Il pourrait même rétablir le pont avec les factions rebelles armées n’ayant pas pris part au dialogue national inclusif et souverain (DNIS) [ouvert le 20 août dernier et clôt officiellement ce 8 octobre, ce dialogue visait théoriquement à permettre de réformer les institutions et de mettre en place une nouvelle Constitution].
L’option du réalisme
Mais ce n’est pas comme si Kebzabo lui-même sort perdant de tout cela. Au contraire. On peut notamment penser qu’ayant pesé le pour et le contre il a fini par admettre qu’accepter le poste de Premier ministre relevait du réalisme.
En effet, à 75 ans, que pouvait-il espérer de mieux ? Continuer à s’opposer ? Ce n’est pas sûr qu’il en récolte le moindre bénéfice. D’autant plus que la probabilité que le fils puisse succéder au père au terme de la transition est encore plus évidente aujourd’hui.
Par ailleurs, ce n’est pas comme s’il avait encore l’énergie et la fougue de ses 40 ans. Or, mieux que quiconque, il sait ce que cela coûte de s’opposer aux Déby. Lui qui a affronté le défunt président à quatre reprises dans les urnes.
La présidence de la République lui étant de toute évidence inaccessible, il a dû se dire qu’à défaut de la maman il ne devait pas rejeter la grand-mère.
Comble de l’incohérence ?
Sur le long terme, le nouveau Premier ministre pourrait toutefois y laisser des plumes. En particulier sur le plan de sa réputation. En effet, que devrait-on dire de Saleh Kebzabo si, après s’être battu contre le père, il venait à favoriser la succession de ce dernier par son fils. Combattre la dictature du père et finir par installer la dynastie de ce dernier au sommet de l’État.

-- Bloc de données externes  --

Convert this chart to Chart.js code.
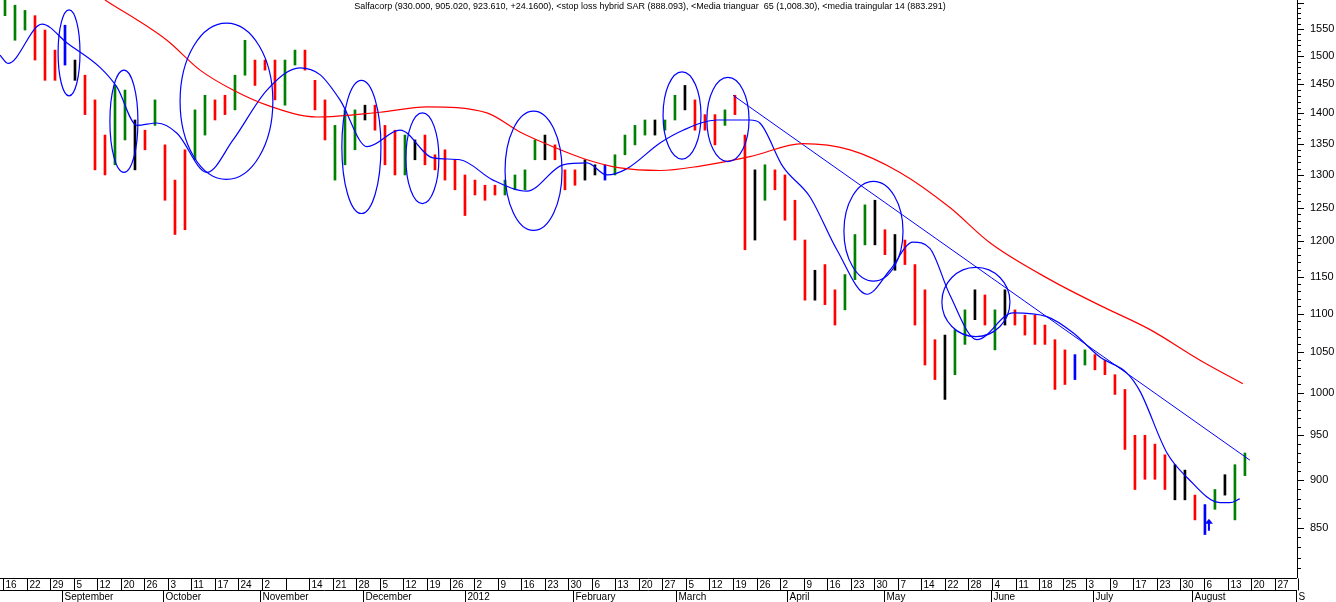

Comble de l’incohérence, non ? Or ce n’est pas ce qu’on attend d’un leader de la trempe du président de l’UNDR. À son âge et avec son expérience, Saleh Kebzabo n’est pas qu’un acteur politique. Ce n’est surtout pas un acteur politique qui doit penser à lui seul et aux privilèges qu’il peut espérer des alliances de circonstances qu’il peut nouer. Un tel leader doit s’efforcer d’incarner un symbole et une référence pour la jeune génération. Cela suppose qu’on sache s’imposer une certaine limite.
Collaborer avec Mahamat Idriss Déby, pourquoi pas ? Mais aller jusqu’à avaliser une éventuelle candidature de ce dernier à la prochaine présidentielle ? On espère que Saleh Kebzabo n’ira pas jusque-là.